Mit anderen Worten: Da beißt sich das Schwein in den Schwanz.
Höchste Zeit also, dass es in Sachen FFG („bringt Verlässlichkeit und Planungssicherheit“) und Steueranreizmodell („federt den erhöhten Kostendruck ab“) zu einer Lösung kommt, findet Kleefeld. Sonst wanderten noch mehr attraktive Projekte für den Dreh in die europäischen Länder ab. Sie fordert: „Hier zu drehen, muss weiterhin eine erstklassige Option bleiben.“
Was „Liebes Kind“ betrifft: Die Mini-Serie, die in den ersten zwei Wochen nach Veröffentlichung im September 2023 auf Netflix die meistaufgerufene nichtenglischsprachige Serie war und sich in mehr als 90 Ländern in den Serien-Top 10 befand, ist im wahrsten Sinne des Wortes ein German Original. Bis auf eine Szene am belgischen Meer wurde die Story in und um Köln herum verfilmt. Oft konnte Isabel Kleefeld auf dem Rad zum Set fahren.
Wobei: Ganz so toll scheint Drehen in Köln nicht (mehr) zu sein, wenn man ihr zuhört. Das Wort „Desaster“ fällt sogar einmal.
Ob Nachtdrehverbot oder Drehverbote für Straßen und Viertel für den Rest des Jahres, wenn dort bereits gedreht wurde, ob Auskünfte zu Genehmigungen zu bekommen und so weiter: Die Drehbedingungen werden ihr zufolge in der Medienhauptstadt von Jahr zu Jahr schwieriger. Sie habe ja großes Verständnis dafür, dass Anwohner auch mal genervt sind: „Wir brauchen Parkflächen, wir sind im Weg, wir leuchten durch die Gegend, wir machen Umstände.“
Andererseits: „Wenn keine Geschichten mehr auf den Bildschirmen laufen, das wäre doch blöd.“ Sagt's und zieht an ihrer E-Zigarette. Das soll ja entspannen.
Apropos „Medienhauptstadt“: Dass Isabel Kleefeld, die 1966 in Helau-Gebiet geboren wurde, in Köln gelandet ist, ist eigentlich – Alaaf! Alaaf! – verboten, oder? „Zehn Jahre Berlin neutralisiert, sodass man als gebürtige Düsseldorferin die Einreisegenehmigung für Köln bekommt“, kontert sie lachend.

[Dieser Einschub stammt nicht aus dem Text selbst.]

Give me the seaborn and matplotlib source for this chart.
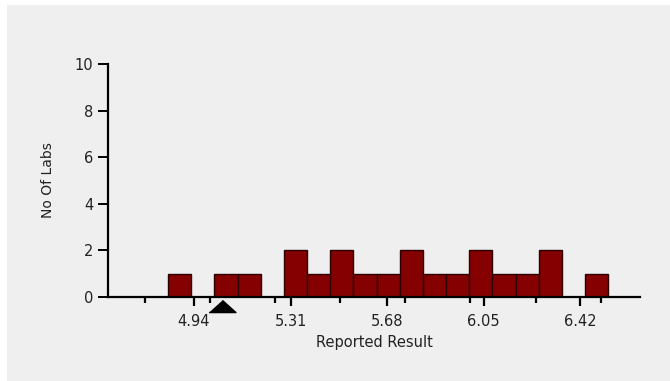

Nach Berlin ging Isabel Kleefeld in den Neunzigern des vorigen Jahrtausends, die für sie gerade dort von dem Gefühl geprägt waren: Alles steht uns offen, wir verlängern unsere Jugend und müssen uns nicht sofort entscheiden. „Blauäugig“ findet sie das im Nachhinein, „Generation X“ eben.
Weibliche Regie-Vorbilder? Fehlanzeige
Sie studierte Publizistik und Politik an der FU Berlin mit dem Ziel, in die politische Berichterstattung zu gehen. Dann probierte sie es mit Visueller Kommunikation an der Universität der Künste. Das Studieren finanzierte sie mit Jobs beim früheren SFB, für „Abendschau“ und „Kontraste“ – und beim Film. Ihren Einstieg beschreibt sie als „eine Mischung aus zweckorientiert und spielerisch“. Als sie als Script/Continuity und später als Regieassistentin arbeitete, habe bei ihr noch immer nicht an der Wand gestanden: Ich möchte unbedingt Regisseurin oder Autorin werden. Aber sie fand die Jobs, die sie machte, einfach immer besser und mit dem Machen wuchs das Interesse.
Wahrscheinlich, sagt sie, habe das damit zu tun, dass sie hauptsächlich Filme mit weiblichen Hauptfiguren gedreht habe und drehe, was ihr übrigens erst neulich aufgefallen sein will, „also alles wirklich semireflektiert“. „Liebes Kind“ reiht sich in ihr weiblich geprägtes Œuvre da perfekt ein.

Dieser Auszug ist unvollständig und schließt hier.